Lait, gluten : les amis de l’industrie ne prennent pas de vacances

Par Thierry Souccar - Journaliste et auteur scientifique, directeur de laNutrition.fr Publié le 17/07/2015 Mis à jour le 10/03/2017
De "grands experts", souvent liés à l'industrie, tentent de faire passer le sans gluten et le sans lait pour une mode. Même en plein été.

On pensait naïvement que les grands experts qui nous servent à longueur d’année dans la presse et sur les plateaux télés le même discours que l’industrie agro-alimentaire, se feraient un peu oublier pendant les vacances, qu’ils iraient bronzer du côté de Porto-Vecchio ou du Cap Ferret avec le sentiment du devoir accompli. Mais non. Ils sont là ! 

Tenez, j'en ai dégoté deux dans Le Figaro du 15 juillet 2015 sous le titre « Pourquoi les régimes sans [lait, gluten] sont à la mode ».

Dès le titre nous est suggérée cette idée bien martelée par l’industrie agro-alimentaire qu’un régime d’éviction relève d’une passade collective aussi frivole que la mode du shorty ou celle du bracelet Rainbow Loom.
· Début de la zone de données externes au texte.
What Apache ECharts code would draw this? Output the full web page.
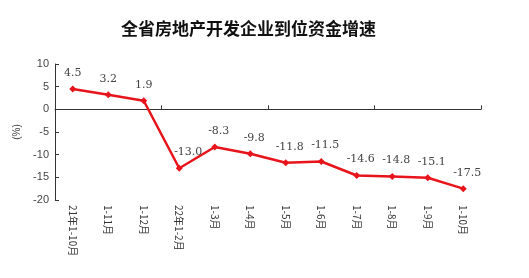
<!DOCTYPE html>
<html><head><meta charset="utf-8">
<script src="https://cdn.jsdelivr.net/npm/echarts@6/dist/echarts.min.js"></script>
<style>html,body{margin:0;padding:0;background:#fff}#c{width:529px;height:278px}</style>
</head><body><div id="c"></div>
<script>
const categories = ['21年1-10月','1-11月','1-12月','22年1-2月','1-3月','1-4月','1-5月','1-6月','1-7月','1-8月','1-9月','1-10月'];
const growth = [4.5, 3.2, 1.9, -13.0, -8.3, -9.8, -11.8, -11.5, -14.6, -14.8, -15.1, -17.5];
const yTicks = [10, 5, 0, -5, -10, -15, -20];

const seriesData = growth.map((v, i) => ({
  value: v,
  label: { offset: [i === 3 ? 9 : (v < 0 ? 4 : 0), 0] }
}));

const chart = echarts.init(document.getElementById('c'));
chart.setOption({
  animation: false,
  backgroundColor: '#fff',
  title: {
    text: '全省房地产开发企业到位资金增速',
    left: 116, top: 15,
    textStyle: { fontSize: 17, fontWeight: 'bold', color: '#111', fontFamily: 'Noto Sans CJK SC' }
  },
  grid: { left: 55, right: 48, top: 64, bottom: 78 },
  xAxis: [{
    type: 'category', data: categories, position: 'bottom',
    axisLine: { show: false, onZero: false }, axisTick: { show: false },
    axisLabel: { rotate: -90, fontSize: 10, color: '#333', margin: 5, interval: 0, fontFamily: 'Noto Sans CJK SC' }
  }, {
    type: 'category', data: categories, position: 'bottom',
    axisLine: { show: true, onZero: true, lineStyle: { color: '#333', width: 1 } },
    axisTick: { show: true, inside: true, length: 4, lineStyle: { color: '#333' } },
    axisLabel: { show: false }
  }],
  yAxis: {
    type: 'value', min: yTicks[yTicks.length-1], max: yTicks[0], interval: 5,
    name: '(%)', nameLocation: 'middle', nameRotate: 90, nameGap: 30,
    nameTextStyle: { fontSize: 10, color: '#444' },
    axisLine: { show: true, lineStyle: { color: '#333' } },
    axisTick: { show: true, inside: true, length: 4, lineStyle: { color: '#333' } },
    axisLabel: { fontSize: 11, color: '#444', margin: 6 },
    splitLine: { show: false }
  },
  series: [{
    type: 'line', data: seriesData, xAxisIndex: 0,
    symbol: 'diamond', symbolSize: 7,
    lineStyle: { color: '#e8141b', width: 2.5 },
    itemStyle: { color: '#e8141b' },
    label: { show: true, position: 'top', distance: 7, fontSize: 11, color: '#444', fontFamily: 'DejaVu Serif',
      formatter: p => p.value.toFixed(1) }
  }]
});
</script></body></html>
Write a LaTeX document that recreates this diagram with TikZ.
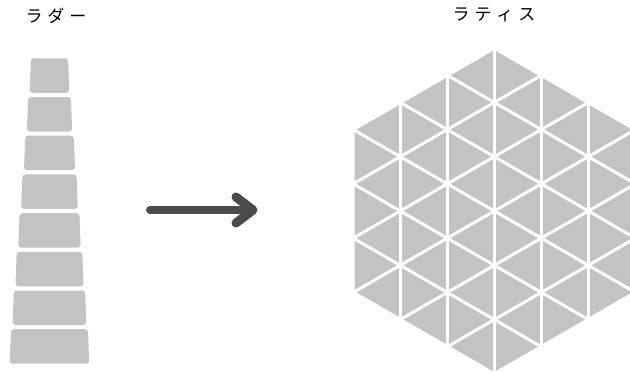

Pour comprendre cet étrange phénomène, la journaliste a donc convoqué le sociologue Claude Fischler, qui justement a une explication d’une clarté aveuglante (verres solaires conseillés).  Si une partie de la population se détourne du gluten ou du lait ce n’est pas parce qu’elle se trouve mieux en éliminant ou en réduisant ces aliments. Non (à partir de là, suivez bien !), « c’est parce que nos sociétés développées vivent un processus d'individualisation croissant vis-à-vis des règles portées par la famille, la profession, la religion » et parce que « les aliments sont transformés hors de notre vue ». Conclusion : « dans cet environnement, il s'agit de se réapproprier son alimentation en y mettant de l'ordre. Et cela commence par enlever des aliments. » Comprenne qui pourra à ce sabir certainement très profond, et qui, précisons-le, émane d’un très proche du Centre National Interprofessionnel de l'Economie Laitière.

La journaliste du Figaro soulève avec justesse la question du lactose, le sucre du lait, que 40% de la population ne digère pas. Mais rassure le Pr Jean-Louis Bresson dans ce journal, « cela ne signifie pas pour autant qu'un Français sur quatre est intolérant au lactose, car certaines personnes qui n'expriment pas la lactase boivent sans problème un bol de lait. (…) Elles peuvent même en boire plus, à condition de fragmenter leur prise. » Donc par un curieux phénomène de transmutation, appelons-le Bressonisation, le pourcentage de la population ayant un problème avec le lactose du lait passe de 40% à 25% puis à plus grand-chose. Ce phénomène se comprend peut-être mieux quand on sait que son auteur, présenté dans l’article comme pédiatre à l’hôpital Necker, a exercé les fonctions de conseil pour l’industrie laitière dont il reste proche.

Lire : Les intolérants au lactose peuvent-ils manger des yaourts ?

Dernier « spécialiste » convoqué par le Figaro, le Dr Jacques Fricker. Ce médecin, auquel on ne connaît pas de lien d’intérêt avec l’industrie agro-alimentaire, est spécialiste des régimes amaigrissants, mais pas du gluten, ni des produits laitiers. Que fait-il ici ? Mystère du carnet d'adresse des journalistes. Mais il dit avec raison (et bon sens) que «supprimer le blé de l'alimentation des adultes ne leur fait a priori courir aucun risque».

C’est après que ça se gâte, sans qu'on sache très bien si sont retranscrits les propos du Dr Fricker ou s'il s'agit de l'éclairage de la journaliste. On lit en effet que l’éviction du gluten « n'apporte aucun bénéfice à la santé, comme vient de le démontrer une étude australienne publiée dans le British Journal of Nutrition de juillet. »

Sauf que l’étude en question ne porte absolument pas sur l’éviction du gluten et ses conséquences (positives ou pas sur la santé) mais sur la qualité nutritionnelle des aliments industriels sans gluten, qui, nous l’avions déjà souligné sur LaNutrition.fr est souvent déplorable. Or on peut manger sans gluten (des fruits, des légumes, des patates douces, du taro...) sans en passer par ces aliments industriels douteux.

Et les travaux de Jean Seignalet, d'ailleurs partiellement confirmés aujourd'hui, montrent l'intérêt de l'alimentation hypotoxique dans plusieurs situations.

Lire : Seignalet avait raison : le gluten augmente la porosité intestinale

L'article du Figaro, en évitant les vrais sujets qui fâchent, ne devrait donc pas trop troubler les vacances des Juillettistes, entre pizza et crème glacée.